Properties of polar molecules
Polar molecules tend to align when placed in an electric field with the positive end of the molecule oriented toward the negative plate and the negative end toward the positive plate ( [link] ). We can use an electrically charged object to attract polar molecules, but nonpolar molecules are not attracted. Also, polar solvents are better at dissolving polar substances, and nonpolar solvents are better at dissolving nonpolar substances.
The molecule polarity simulation provides many ways to explore dipole moments of bonds and molecules.
Polarity simulations
Open the molecule polarity simulation and select the “Three Atoms” tab at the top. This should display a molecule ABC with three electronegativity adjustors. You can display or hide the bond moments, molecular dipoles, and partial charges at the right.
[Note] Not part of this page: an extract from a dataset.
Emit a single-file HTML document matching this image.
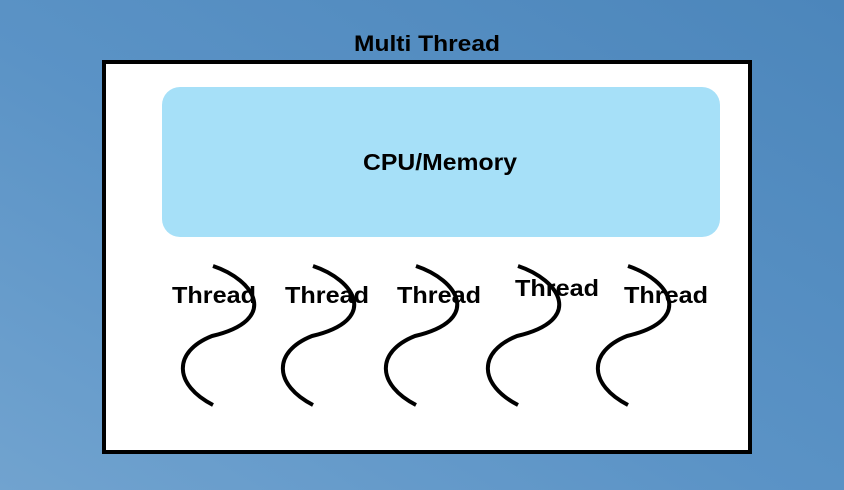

Turning on the Electric Field will show whether the molecule moves when exposed to a field, similar to [link] .Use the electronegativity controls to determine how the molecular dipole will look for the starting bent molecule if:
(a) A and C are very electronegative and B is in the middle of the range.
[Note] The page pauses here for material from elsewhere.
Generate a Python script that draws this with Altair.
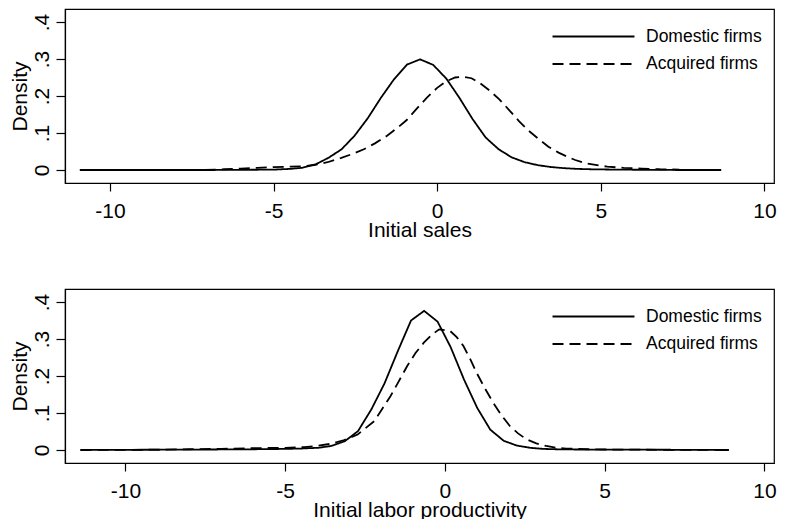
import altair as alt
import pandas as pd

FIRMS = ["Domestic firms", "Acquired firms"]

# ---- Panel 1: Initial sales ----
sales_dom_x = [-10.92, -9.0, -7.0, -6.0, -5.0, -4.5, -4.12, -3.72, -3.32, -2.92, -2.52, -2.12,
               -1.72, -1.32, -0.92, -0.52, -0.12, 0.28, 0.68, 1.08, 1.48, 1.88, 2.28, 2.68,
               3.08, 3.48, 3.88, 4.28, 4.68, 5.5, 6.5, 7.5, 8.68]
sales_dom_y = [0.0, 0.0, 0.0, 0.0005, 0.001, 0.003, 0.006, 0.015, 0.033, 0.056, 0.093, 0.140,
               0.195, 0.245, 0.285, 0.299, 0.284, 0.247, 0.195, 0.138, 0.088, 0.056, 0.034, 0.021,
               0.013, 0.008, 0.005, 0.003, 0.002, 0.001, 0.0005, 0.0, 0.0]

sales_acq_x = [-7.1, -6.5, -6.0, -5.5, -5.0, -4.5, -4.1, -3.76, -3.35, -2.95, -2.6, -2.24,
               -1.9, -1.54, -1.2, -0.93, -0.63, -0.32, 0.0, 0.28, 0.55, 0.79, 1.05, 1.29,
               1.6, 1.9, 2.2, 2.5, 2.8, 3.11, 3.4, 3.71, 4.0, 4.22, 4.6, 5.2, 5.7, 6.25,
               6.8, 7.4]
sales_acq_y = [0.0, 0.002, 0.004, 0.006, 0.008, 0.009, 0.010, 0.0135, 0.021, 0.032, 0.043, 0.056,
               0.072, 0.092, 0.115, 0.135, 0.165, 0.195, 0.222, 0.240, 0.250, 0.252, 0.248, 0.236,
               0.215, 0.191, 0.162, 0.132, 0.106, 0.083, 0.063, 0.047, 0.035, 0.027, 0.017, 0.009,
               0.006, 0.004, 0.002, 0.001]

# ---- Panel 2: Initial labor productivity ----
prod_dom_x = [-11.41, -10.0, -8.0, -6.0, -5.0, -4.5, -3.96, -3.55, -3.13, -2.72, -2.30, -1.89,
              -1.47, -1.06, -0.65, -0.23, 0.18, 0.60, 1.01, 1.42, 1.84, 2.25, 2.67, 3.08,
              3.5, 4.5, 6.0, 7.5, 8.89]
prod_dom_y = [0.0, 0.0005, 0.001, 0.002, 0.003, 0.004, 0.006, 0.011, 0.024, 0.051, 0.110, 0.180,
              0.268, 0.350, 0.376, 0.347, 0.278, 0.190, 0.114, 0.055, 0.025, 0.012, 0.006, 0.003,
              0.002, 0.001, 0.001, 0.0005, 0.0]

prod_acq_x = [-11.4, -10.0, -9.0, -8.0, -7.0, -6.0, -5.0, -4.4, -4.0, -3.56, -3.15, -2.73,
              -2.21, -1.70, -1.44, -1.18, -0.92, -0.66, -0.40, -0.18, 0.16, 0.37, 0.58, 0.79,
              0.99, 1.25, 1.51, 1.77, 2.03, 2.29, 2.55, 2.86, 3.17, 3.5, 3.8, 4.5, 5.5, 7.0, 8.8]
prod_acq_y = [0.0, 0.0005, 0.001, 0.002, 0.003, 0.005, 0.006, 0.008, 0.011, 0.017, 0.027, 0.042,
              0.078, 0.146, 0.186, 0.227, 0.262, 0.290, 0.312, 0.326, 0.322, 0.305, 0.281, 0.246,
              0.209, 0.167, 0.128, 0.094, 0.065, 0.045, 0.029, 0.018, 0.011, 0.006, 0.004, 0.002,
              0.001, 0.0005, 0.0]

X_TICKS = [-10, -5, 0, 5, 10]
Y_TICKS = [0, 0.1, 0.2, 0.3, 0.4]
FONT = "Liberation Sans"
PLOT_W = 709
PLOT_H = 174


def frame(dom_x, dom_y, acq_x, acq_y):
    d1 = pd.DataFrame({"x": dom_x, "density": dom_y, "firm": FIRMS[0]})
    d2 = pd.DataFrame({"x": acq_x, "density": acq_y, "firm": FIRMS[1]})
    return pd.concat([d1, d2], ignore_index=True)


def panel(df, xdom, xtitle):
    return alt.Chart(df).mark_line(strokeWidth=1.8, color="black").encode(
        x=alt.X("x:Q",
                scale=alt.Scale(domain=xdom, nice=False, zero=False),
                axis=alt.Axis(values=X_TICKS, title=xtitle,
                              labelExpr="'' + datum.value",
                              tickSize=8, labelPadding=26, labelBaseline="alphabetic",
                              titleBaseline="alphabetic", titleY=53)),
        y=alt.Y("density:Q",
                scale=alt.Scale(domain=[-0.0351, 0.4351], nice=False, zero=False),
                axis=alt.Axis(values=Y_TICKS, title="Density",
                              labelExpr="datum.value == 0 ? '0' : '.' + round(datum.value * 10)",
                              labelAngle=270, labelAlign="center", labelBaseline="alphabetic",
                              tickSize=9, labelPadding=8,
                              titleAngle=270, titleBaseline="alphabetic", titleAlign="center",
                              titleX=-39, titleY=PLOT_H / 2)),
        strokeDash=alt.StrokeDash("firm:N",
                                  scale=alt.Scale(domain=FIRMS, range=[[1, 0], [11, 6]]),
                                  legend=alt.Legend(title=None, orient="none",
                                                    legendX=517, legendY=16,
                                                    symbolType="M-4,0H4", symbolSize=420,
                                                    symbolStrokeWidth=1.8,
                                                    symbolStrokeColor="black",
                                                    labelFontSize=17.5, labelFont=FONT,
                                                    labelColor="black", labelOffset=41,
                                                    rowPadding=7.5, padding=0,
                                                    labelLimit=300)),
        order=alt.Order("x:Q"),
    ).properties(width=PLOT_W, height=PLOT_H)


top = panel(frame(sales_dom_x, sales_dom_y, sales_acq_x, sales_acq_y),
            [-11.372, 10.293], "Initial sales")
bottom = panel(frame(prod_dom_x, prod_dom_y, prod_acq_x, prod_acq_y),
               [-11.89, 10.30], "Initial labor productivity")

chart = alt.vconcat(top, bottom, spacing=106, bounds="flush").resolve_scale(
    x="independent", y="independent", strokeDash="independent"
).properties(
    padding={"left": 0, "top": 0, "right": 0, "bottom": 0},
    background="white",
).configure_view(
    stroke="black", strokeWidth=1.2
).configure_axis(
    grid=False, domainColor="black", domainWidth=1.2, tickColor="black", tickWidth=1.2,
    labelColor="black", titleColor="black", labelFont=FONT, titleFont=FONT,
    labelFontSize=21, titleFontSize=21, labelFontWeight="normal", titleFontWeight="normal"
)

chart.save("out.html", embed_options={"renderer": "svg", "actions": False})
(b) A is very electronegative, and B and C are not.
Solution
(a) Molecular dipole moment points immediately between A and C.(b) Molecular dipole moment points along the A–B bond, toward A.
Check your learning
Determine the partial charges that will give the largest possible bond dipoles.Answer:
The largest bond moments will occur with the largest partial charges. The two solutions above represent how unevenly the electrons are shared in the bond. The bond moments will be maximized when the electronegativity difference is greatest. The controls for A and C should be set to one extreme, and B should be set to the opposite extreme. Although the magnitude of the bond moment will not change based on whether B is the most electronegative or the least, the direction of the bond moment will.
Key concepts and summary
VSEPR theory predicts the three-dimensional arrangement of atoms in a molecule. It states that valence electrons will assume an electron-pair geometry that minimizes repulsions between areas of high electron density (bonds and/or lone pairs). Molecular structure, which refers only to the placement of atoms in a molecule and not the electrons, is equivalent to electron-pair geometry only when there are no lone electron pairs around the central atom. A dipole moment measures a separation of charge. For one bond, the bond dipole moment is determined by the difference in electronegativity between the two atoms. For a molecule, the overall dipole moment is determined by both the individual bond moments and how these dipoles are arranged in the molecular structure. Polar molecules (those with an appreciable dipole moment) interact with electric fields, whereas nonpolar molecules do not.